- **Task description**: Reproduce the listing exactly and skip over any pictures.

- **Supplied information**:

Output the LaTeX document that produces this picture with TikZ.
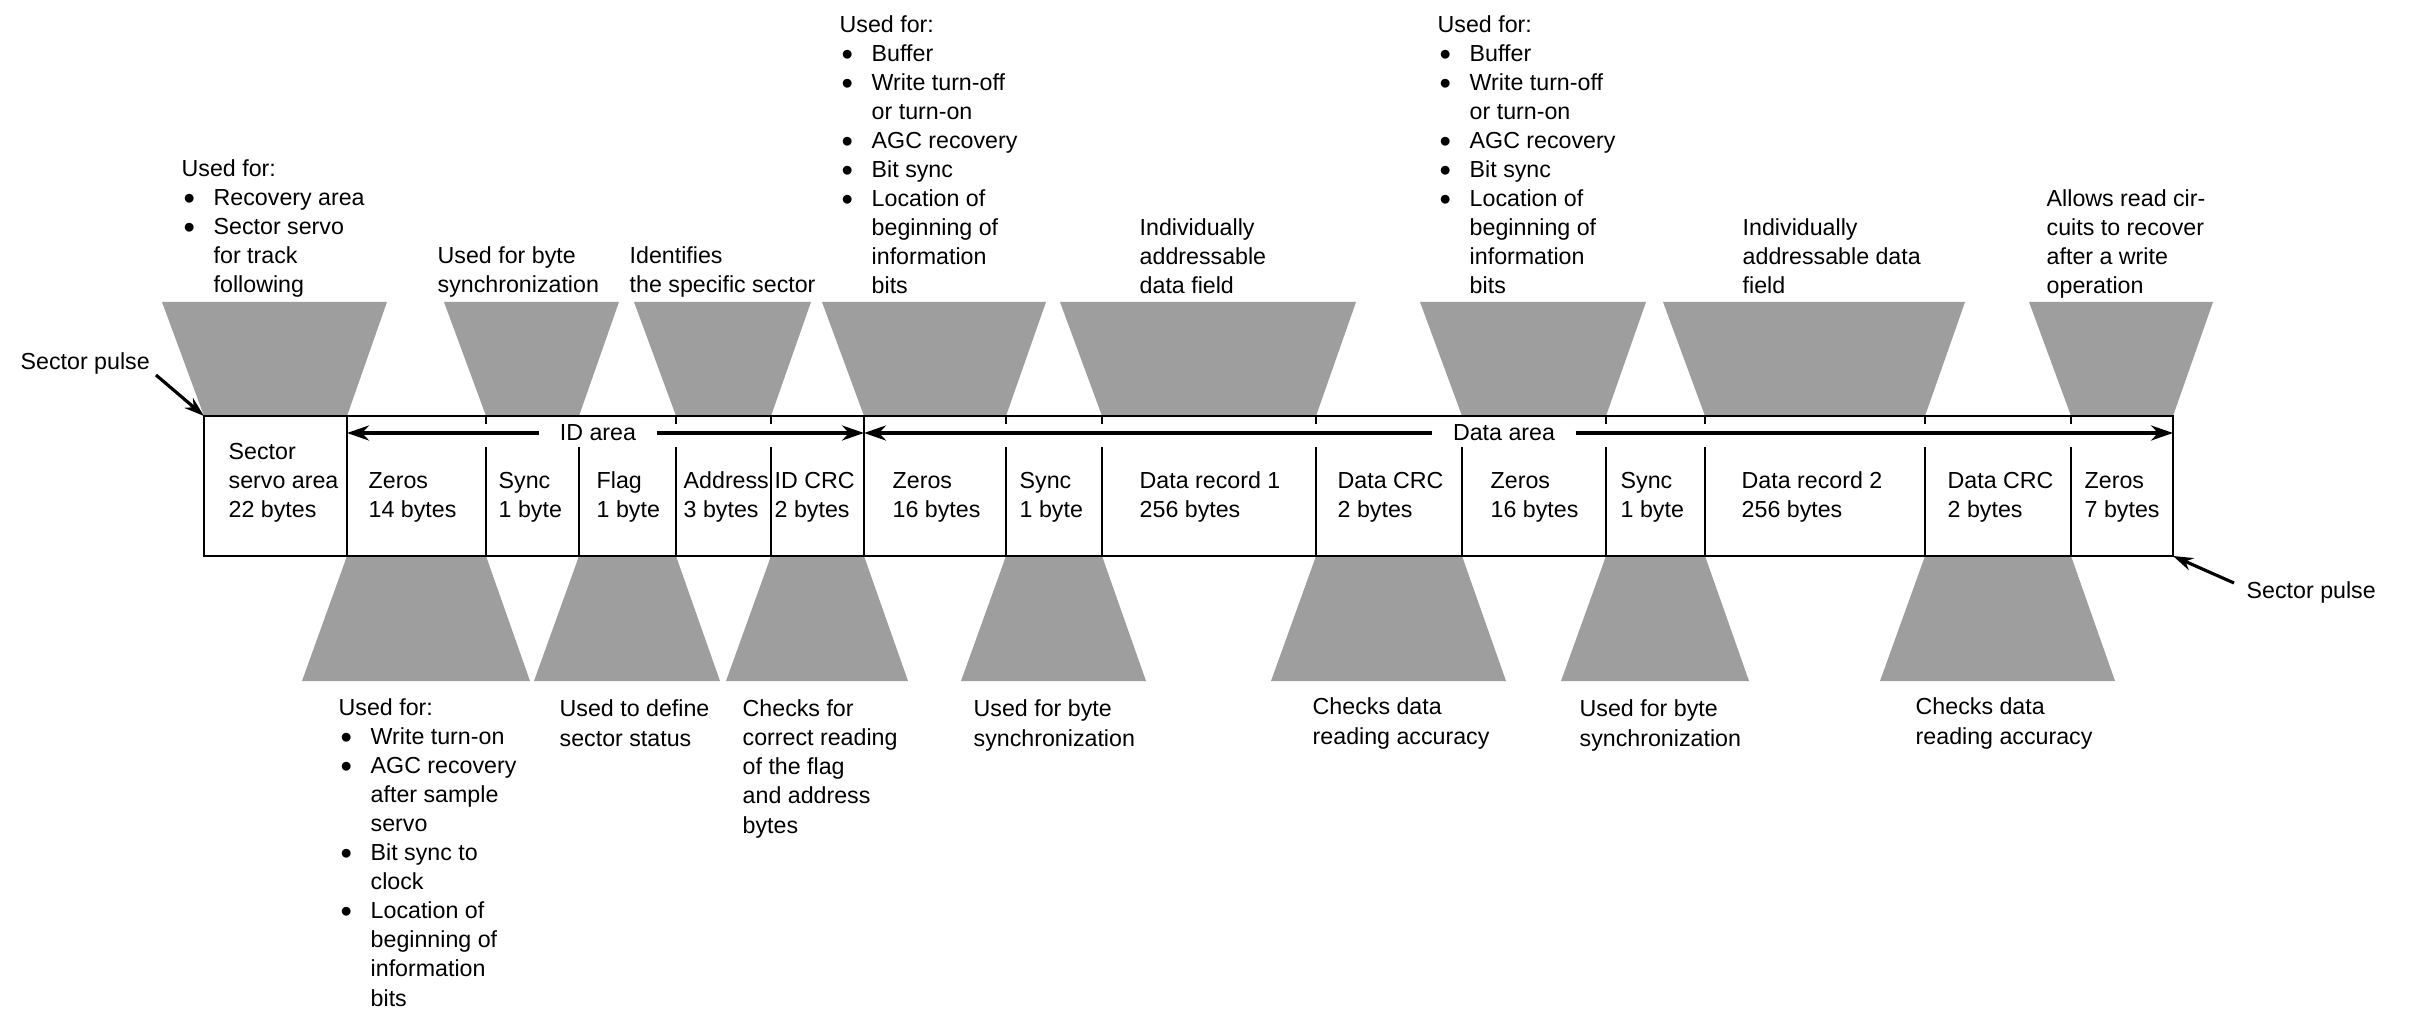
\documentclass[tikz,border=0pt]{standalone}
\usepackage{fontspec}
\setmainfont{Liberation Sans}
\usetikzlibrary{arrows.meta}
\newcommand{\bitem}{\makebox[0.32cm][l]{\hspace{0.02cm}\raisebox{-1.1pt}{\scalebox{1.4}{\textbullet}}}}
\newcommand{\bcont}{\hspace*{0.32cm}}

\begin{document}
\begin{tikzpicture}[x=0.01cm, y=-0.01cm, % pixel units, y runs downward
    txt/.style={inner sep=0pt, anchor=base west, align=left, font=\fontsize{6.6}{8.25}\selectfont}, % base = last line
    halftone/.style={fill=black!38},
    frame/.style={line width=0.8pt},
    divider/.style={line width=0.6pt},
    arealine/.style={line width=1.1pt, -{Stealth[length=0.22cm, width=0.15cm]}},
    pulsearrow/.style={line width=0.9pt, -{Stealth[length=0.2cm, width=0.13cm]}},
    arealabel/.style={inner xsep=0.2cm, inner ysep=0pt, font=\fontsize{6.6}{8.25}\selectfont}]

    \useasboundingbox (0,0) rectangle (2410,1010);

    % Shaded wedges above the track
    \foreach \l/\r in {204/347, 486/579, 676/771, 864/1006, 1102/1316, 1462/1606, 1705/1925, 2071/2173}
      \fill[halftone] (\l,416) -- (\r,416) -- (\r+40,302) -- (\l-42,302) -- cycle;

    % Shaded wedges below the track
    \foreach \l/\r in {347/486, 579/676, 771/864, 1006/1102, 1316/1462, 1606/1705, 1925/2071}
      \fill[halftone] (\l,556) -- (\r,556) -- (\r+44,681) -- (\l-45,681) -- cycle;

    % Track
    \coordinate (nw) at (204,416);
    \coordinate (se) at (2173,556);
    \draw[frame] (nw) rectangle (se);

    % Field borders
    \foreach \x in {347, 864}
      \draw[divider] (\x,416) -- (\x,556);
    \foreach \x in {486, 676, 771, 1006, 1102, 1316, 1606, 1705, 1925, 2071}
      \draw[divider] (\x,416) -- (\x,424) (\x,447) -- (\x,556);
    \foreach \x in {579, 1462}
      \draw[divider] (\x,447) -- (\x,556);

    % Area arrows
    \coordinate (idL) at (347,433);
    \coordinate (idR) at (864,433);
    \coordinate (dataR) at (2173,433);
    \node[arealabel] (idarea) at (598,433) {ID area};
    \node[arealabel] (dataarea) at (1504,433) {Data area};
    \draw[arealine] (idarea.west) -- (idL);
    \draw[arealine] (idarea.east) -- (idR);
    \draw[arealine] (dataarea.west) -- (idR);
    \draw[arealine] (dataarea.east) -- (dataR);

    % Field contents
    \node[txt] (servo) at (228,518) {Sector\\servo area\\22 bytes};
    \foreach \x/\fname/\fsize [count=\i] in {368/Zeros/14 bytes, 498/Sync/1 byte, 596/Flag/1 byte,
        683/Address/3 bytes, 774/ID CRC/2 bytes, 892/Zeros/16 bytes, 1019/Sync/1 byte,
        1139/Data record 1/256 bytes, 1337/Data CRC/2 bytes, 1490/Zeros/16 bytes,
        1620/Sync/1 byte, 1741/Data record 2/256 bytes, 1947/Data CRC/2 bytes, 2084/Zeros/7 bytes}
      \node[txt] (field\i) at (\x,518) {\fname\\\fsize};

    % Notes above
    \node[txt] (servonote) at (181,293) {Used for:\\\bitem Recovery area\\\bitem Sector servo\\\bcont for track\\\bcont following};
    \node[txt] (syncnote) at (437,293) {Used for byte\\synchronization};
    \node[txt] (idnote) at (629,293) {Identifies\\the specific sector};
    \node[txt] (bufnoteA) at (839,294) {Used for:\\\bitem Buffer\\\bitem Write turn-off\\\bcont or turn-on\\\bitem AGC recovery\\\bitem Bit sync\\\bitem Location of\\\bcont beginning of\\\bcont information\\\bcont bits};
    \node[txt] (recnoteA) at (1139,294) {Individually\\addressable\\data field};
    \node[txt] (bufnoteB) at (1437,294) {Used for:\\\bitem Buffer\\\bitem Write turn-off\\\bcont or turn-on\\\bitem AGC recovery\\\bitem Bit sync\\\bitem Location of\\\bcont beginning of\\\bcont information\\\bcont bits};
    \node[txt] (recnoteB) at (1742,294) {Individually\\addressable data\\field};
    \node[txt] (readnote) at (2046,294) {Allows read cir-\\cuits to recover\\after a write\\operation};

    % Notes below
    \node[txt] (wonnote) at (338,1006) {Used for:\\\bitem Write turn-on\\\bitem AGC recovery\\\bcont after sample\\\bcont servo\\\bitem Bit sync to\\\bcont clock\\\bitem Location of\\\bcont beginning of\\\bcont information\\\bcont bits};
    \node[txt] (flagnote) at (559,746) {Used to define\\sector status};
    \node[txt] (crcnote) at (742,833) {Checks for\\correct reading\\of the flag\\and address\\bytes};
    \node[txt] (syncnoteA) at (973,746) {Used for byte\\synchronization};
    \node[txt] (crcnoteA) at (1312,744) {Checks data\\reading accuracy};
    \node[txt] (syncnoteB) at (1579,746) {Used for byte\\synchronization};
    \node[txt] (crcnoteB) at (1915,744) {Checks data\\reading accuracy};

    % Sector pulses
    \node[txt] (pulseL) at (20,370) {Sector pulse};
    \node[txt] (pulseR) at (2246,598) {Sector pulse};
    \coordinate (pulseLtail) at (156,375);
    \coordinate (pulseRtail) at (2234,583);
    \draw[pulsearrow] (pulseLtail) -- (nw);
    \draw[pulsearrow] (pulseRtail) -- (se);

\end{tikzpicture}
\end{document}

- **Full solution**:
Output the LaTeX document that produces this picture with TikZ.
\documentclass[tikz,border=0pt]{standalone}
\usepackage{fontspec}
\setmainfont{Liberation Sans}
\usetikzlibrary{arrows.meta}
\newcommand{\bitem}{\makebox[0.32cm][l]{\hspace{0.02cm}\raisebox{-1.1pt}{\scalebox{1.4}{\textbullet}}}}
\newcommand{\bcont}{\hspace*{0.32cm}}

\begin{document}
\begin{tikzpicture}[x=0.01cm, y=-0.01cm, % pixel units, y runs downward
    txt/.style={inner sep=0pt, anchor=base west, align=left, font=\fontsize{6.6}{8.25}\selectfont}, % base = last line
    halftone/.style={fill=black!38},
    frame/.style={line width=0.8pt},
    divider/.style={line width=0.6pt},
    arealine/.style={line width=1.1pt, -{Stealth[length=0.22cm, width=0.15cm]}},
    pulsearrow/.style={line width=0.9pt, -{Stealth[length=0.2cm, width=0.13cm]}},
    arealabel/.style={inner xsep=0.2cm, inner ysep=0pt, font=\fontsize{6.6}{8.25}\selectfont}]

    \useasboundingbox (0,0) rectangle (2410,1010);

    % Shaded wedges above the track
    \foreach \l/\r in {204/347, 486/579, 676/771, 864/1006, 1102/1316, 1462/1606, 1705/1925, 2071/2173}
      \fill[halftone] (\l,416) -- (\r,416) -- (\r+40,302) -- (\l-42,302) -- cycle;

    % Shaded wedges below the track
    \foreach \l/\r in {347/486, 579/676, 771/864, 1006/1102, 1316/1462, 1606/1705, 1925/2071}
      \fill[halftone] (\l,556) -- (\r,556) -- (\r+44,681) -- (\l-45,681) -- cycle;

    % Track
    \coordinate (nw) at (204,416);
    \coordinate (se) at (2173,556);
    \draw[frame] (nw) rectangle (se);

    % Field borders
    \foreach \x in {347, 864}
      \draw[divider] (\x,416) -- (\x,556);
    \foreach \x in {486, 676, 771, 1006, 1102, 1316, 1606, 1705, 1925, 2071}
      \draw[divider] (\x,416) -- (\x,424) (\x,447) -- (\x,556);
    \foreach \x in {579, 1462}
      \draw[divider] (\x,447) -- (\x,556);

    % Area arrows
    \coordinate (idL) at (347,433);
    \coordinate (idR) at (864,433);
    \coordinate (dataR) at (2173,433);
    \node[arealabel] (idarea) at (598,433) {ID area};
    \node[arealabel] (dataarea) at (1504,433) {Data area};
    \draw[arealine] (idarea.west) -- (idL);
    \draw[arealine] (idarea.east) -- (idR);
    \draw[arealine] (dataarea.west) -- (idR);
    \draw[arealine] (dataarea.east) -- (dataR);

    % Field contents
    \node[txt] (servo) at (228,518) {Sector\\servo area\\22 bytes};
    \foreach \x/\fname/\fsize [count=\i] in {368/Zeros/14 bytes, 498/Sync/1 byte, 596/Flag/1 byte,
        683/Address/3 bytes, 774/ID CRC/2 bytes, 892/Zeros/16 bytes, 1019/Sync/1 byte,
        1139/Data record 1/256 bytes, 1337/Data CRC/2 bytes, 1490/Zeros/16 bytes,
        1620/Sync/1 byte, 1741/Data record 2/256 bytes, 1947/Data CRC/2 bytes, 2084/Zeros/7 bytes}
      \node[txt] (field\i) at (\x,518) {\fname\\\fsize};

    % Notes above
    \node[txt] (servonote) at (181,293) {Used for:\\\bitem Recovery area\\\bitem Sector servo\\\bcont for track\\\bcont following};
    \node[txt] (syncnote) at (437,293) {Used for byte\\synchronization};
    \node[txt] (idnote) at (629,293) {Identifies\\the specific sector};
    \node[txt] (bufnoteA) at (839,294) {Used for:\\\bitem Buffer\\\bitem Write turn-off\\\bcont or turn-on\\\bitem AGC recovery\\\bitem Bit sync\\\bitem Location of\\\bcont beginning of\\\bcont information\\\bcont bits};
    \node[txt] (recnoteA) at (1139,294) {Individually\\addressable\\data field};
    \node[txt] (bufnoteB) at (1437,294) {Used for:\\\bitem Buffer\\\bitem Write turn-off\\\bcont or turn-on\\\bitem AGC recovery\\\bitem Bit sync\\\bitem Location of\\\bcont beginning of\\\bcont information\\\bcont bits};
    \node[txt] (recnoteB) at (1742,294) {Individually\\addressable data\\field};
    \node[txt] (readnote) at (2046,294) {Allows read cir-\\cuits to recover\\after a write\\operation};

    % Notes below
    \node[txt] (wonnote) at (338,1006) {Used for:\\\bitem Write turn-on\\\bitem AGC recovery\\\bcont after sample\\\bcont servo\\\bitem Bit sync to\\\bcont clock\\\bitem Location of\\\bcont beginning of\\\bcont information\\\bcont bits};
    \node[txt] (flagnote) at (559,746) {Used to define\\sector status};
    \node[txt] (crcnote) at (742,833) {Checks for\\correct reading\\of the flag\\and address\\bytes};
    \node[txt] (syncnoteA) at (973,746) {Used for byte\\synchronization};
    \node[txt] (crcnoteA) at (1312,744) {Checks data\\reading accuracy};
    \node[txt] (syncnoteB) at (1579,746) {Used for byte\\synchronization};
    \node[txt] (crcnoteB) at (1915,744) {Checks data\\reading accuracy};

    % Sector pulses
    \node[txt] (pulseL) at (20,370) {Sector pulse};
    \node[txt] (pulseR) at (2246,598) {Sector pulse};
    \coordinate (pulseLtail) at (156,375);
    \coordinate (pulseRtail) at (2234,583);
    \draw[pulsearrow] (pulseLtail) -- (nw);
    \draw[pulsearrow] (pulseRtail) -- (se);

\end{tikzpicture}
\end{document}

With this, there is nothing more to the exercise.